I think President Trump’s ten lessons he had learned about life are so profound, I want to share what he said to the students at the University of Alabama.
As you embark on this great adventure, let me share some of the biggest lessons I’ve learned from a lifetime spent building dreams and beating the odds. I beat a lot of odds. A lot of people said, “I don’t know,” but it worked out okay. Where are we? Oh gee, I’m president. How did that happen?
Now, you’re going to be in the same position. Would you like to hear some of these ideas or should I just skip over that part, huh? That’s going to be more interesting than all the other stuff, which was slightly political, right? I’m going to give it to you, though—just as I see it and as I’ve learned it, the hard way and the easy way.
First, if you’re here today and think that you’re too young to do something great, let me tell you that you are wrong. You’re not too young. You can have great success at a very young age. You’re all very young. In America, with drive and ambition, young people can do anything.
I was 28 when I took my first big gamble—to develop a hotel in Midtown Manhattan, the Grand Hyatt—and it worked out incredibly well. But I was very young at the time. I was like a very young person in sort of an old person’s business.
Steve Jobs was 21 when he founded Apple. Walt Disney was 21 when he founded Disney. James Madison, James Monroe, Alexander Hamilton, Thomas Jefferson—they were no older than 25 when they began the journeys that etched their names into the history books for all time.

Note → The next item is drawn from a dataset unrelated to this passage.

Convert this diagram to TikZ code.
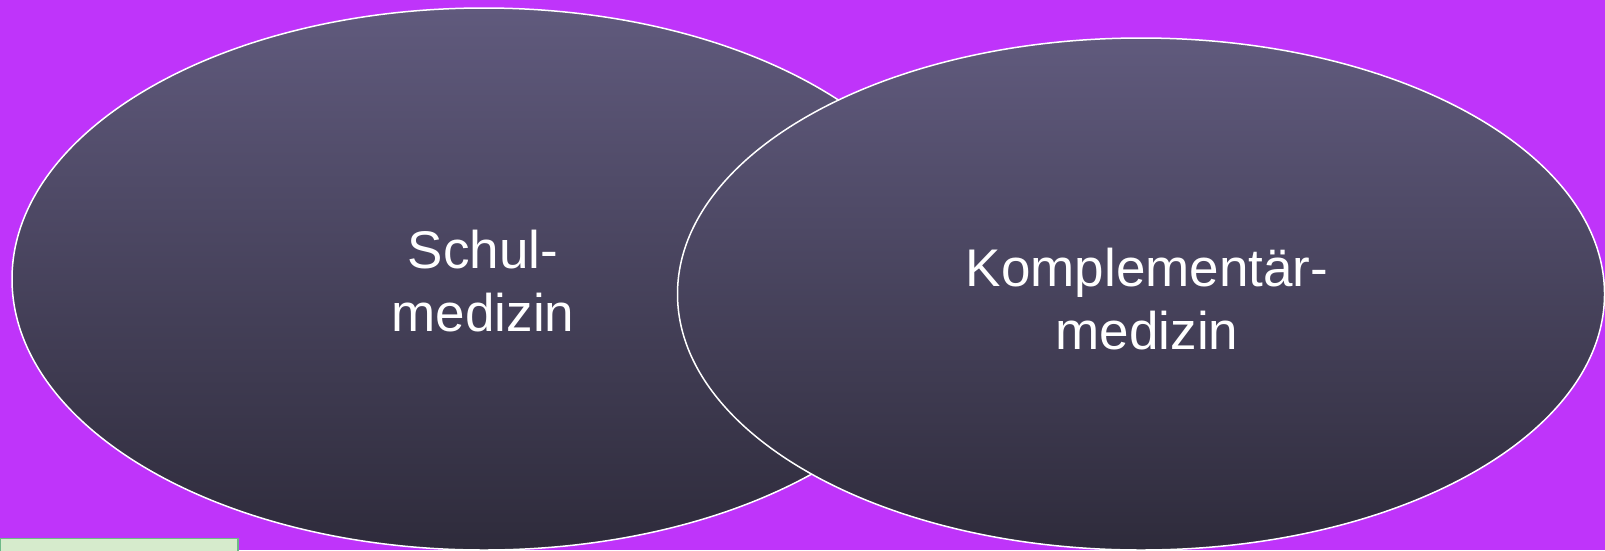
\documentclass[tikz,border=0pt]{standalone}
\usepackage{fontspec}
\setmainfont{Liberation Sans}
\usetikzlibrary{shapes.geometric}
\definecolor{bg}{RGB}{191,52,250}
\definecolor{ovtop}{RGB}{96,90,125}
\definecolor{ovbot}{RGB}{46,43,59}
\definecolor{boxfill}{RGB}{214,235,204}
\definecolor{boxline}{RGB}{110,185,135}
\begin{document}
\begin{tikzpicture}[x=1pt,y=-1pt,
  oval/.style={ellipse, draw=white, line width=1.5pt, top color=ovtop, bottom color=ovbot, inner sep=0pt},
  lbl/.style={text=white, font=\fontsize{53}{63}\selectfont, anchor=base, inner sep=0pt},
  tabbox/.style={draw=boxline, fill=boxfill, line width=1.5pt, inner sep=0pt}]
\fill[bg] (0,0) rectangle (1605,550);
\useasboundingbox (0,0) rectangle (1605,550);
\node[oval, minimum width=944pt, minimum height=542pt] (schul) at (484,279) {};
\node[oval, minimum width=927pt, minimum height=512pt] (komp) at (1141,294) {};
\node[lbl] (schulA) at (483,268) {Schul-};
\node[lbl] (schulB) at (483,331) {medizin};
\node[lbl] (kompA) at (1147,286) {Komplementär-};
\node[lbl] (kompB) at (1147,349) {medizin};
\node[tabbox, minimum width=238pt, minimum height=18pt, anchor=north west] (tab) at (-1,537.5) {};
\end{tikzpicture}
\end{document}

So to everyone here today: Don’t waste your youth. Go out and fight right from the beginning—from the day you leave this incredible university. Go out and fight. Fight tough, fight fair—but go out and fight. You’re gonna be very successful, because now is the time to work harder than you have ever worked before. Push yourself further than you have ever pushed yourself before. Find your limits—and then smash through everything. Go and smash through.
You’ve watched that football team smash through—you’re gonna do the same thing. You’re at the age when you have the time and vitality to do really incredible things, if you give it your all. You’ll look back, and a decade from now, you’ll be astounded by what you’ve achieved.
You’ll remember this day. You’ll remember when the guy named Trump was giving the commencement address and he said, “I could do it.” And guess what? I think you’re going to remember that very fondly. I hope so.
Second of all, and very importantly, you have to love what you do, okay? You have to. I rarely see somebody that’s successful that doesn’t love what he or she does. That way, you really like work—it isn’t work. It’s fun. I find it fun. I work all the time, and I find that fun. If I didn’t find it, I wouldn’t be successful—whether it was real estate or in showbiz. I had a lot of different careers.
But I loved real estate so much. I was very successful in real estate because I loved it. I learned a lot from my father because I watched him work. He was a workaholic. He loved to work. He was a good man. He was a tough guy—tough as hell, actually. Now that I think back, I don’t know if you could even get away with that nowadays. He was tough, but he was a good man, I’ll tell you.
He worked seven days a week. He worked Saturdays, Sundays—it didn’t matter. And I learned by watching him. He loved his life. He loved what he was doing. He had a great long-term marriage—many, many, many years. He beat me on that one. Now, mine were very successful, but they haven’t lasted quite as long. It was close to 70 years. That was a long time. I said, “Pop, you beat me on that one.”
But you know what I learned from him? That he loved life. And all he did was work. I see people that don’t work hard and they’re miserable. So go out and find something you love—and do it.
You have to find something that you love, and you have to follow your own instincts. Listen to your parents—they’re very wise—but you have to follow your instincts and your heart, your soul, and you want to be the very, very best you can be. Treat every day like a home game against Auburn. Fight like hell and enjoy doing it—and your coach can tell you all about that.
Third thing is to think big. You know, if you’re going to do something, you might as well think big, because it’s just as tough. You can think small—I know a lot of people, they thought small. They’re very smart. I know others that weren’t nearly as smart, but they had a better picture of the big picture. Because it’s just as hard to solve a small problem as a big problem. It’s just as much energy and everything else, except the result is going to be a smaller one.
So love what you do—but think big, if it’s possible. Now, if it’s not possible, that’s okay too. You do something—you have to do something that you love. You will have all the same headaches and challenges, all the same delays and setbacks, so you might as well do something that’s just amazing.
America doesn’t aim small. Alabama doesn’t aim small. And neither do you. So think big when possible. Think big.
Fourth is work hard. Work hard. Never, ever stop. An example is a great athlete actually—Gary Player, golfer. Great, great golfer. He wasn’t as big as other men. He was actually on the small side—don’t tell him that, he’s a friend of mine. Don’t tell him that, because he doesn’t understand that. But he worked very, very hard. He made up for it. He never stopped. He won 168 golf tournaments—think of that. I said, “Gary, you’re winning like every weekend. Do you ever choke or anything?” He said, “I don’t know what choke means.”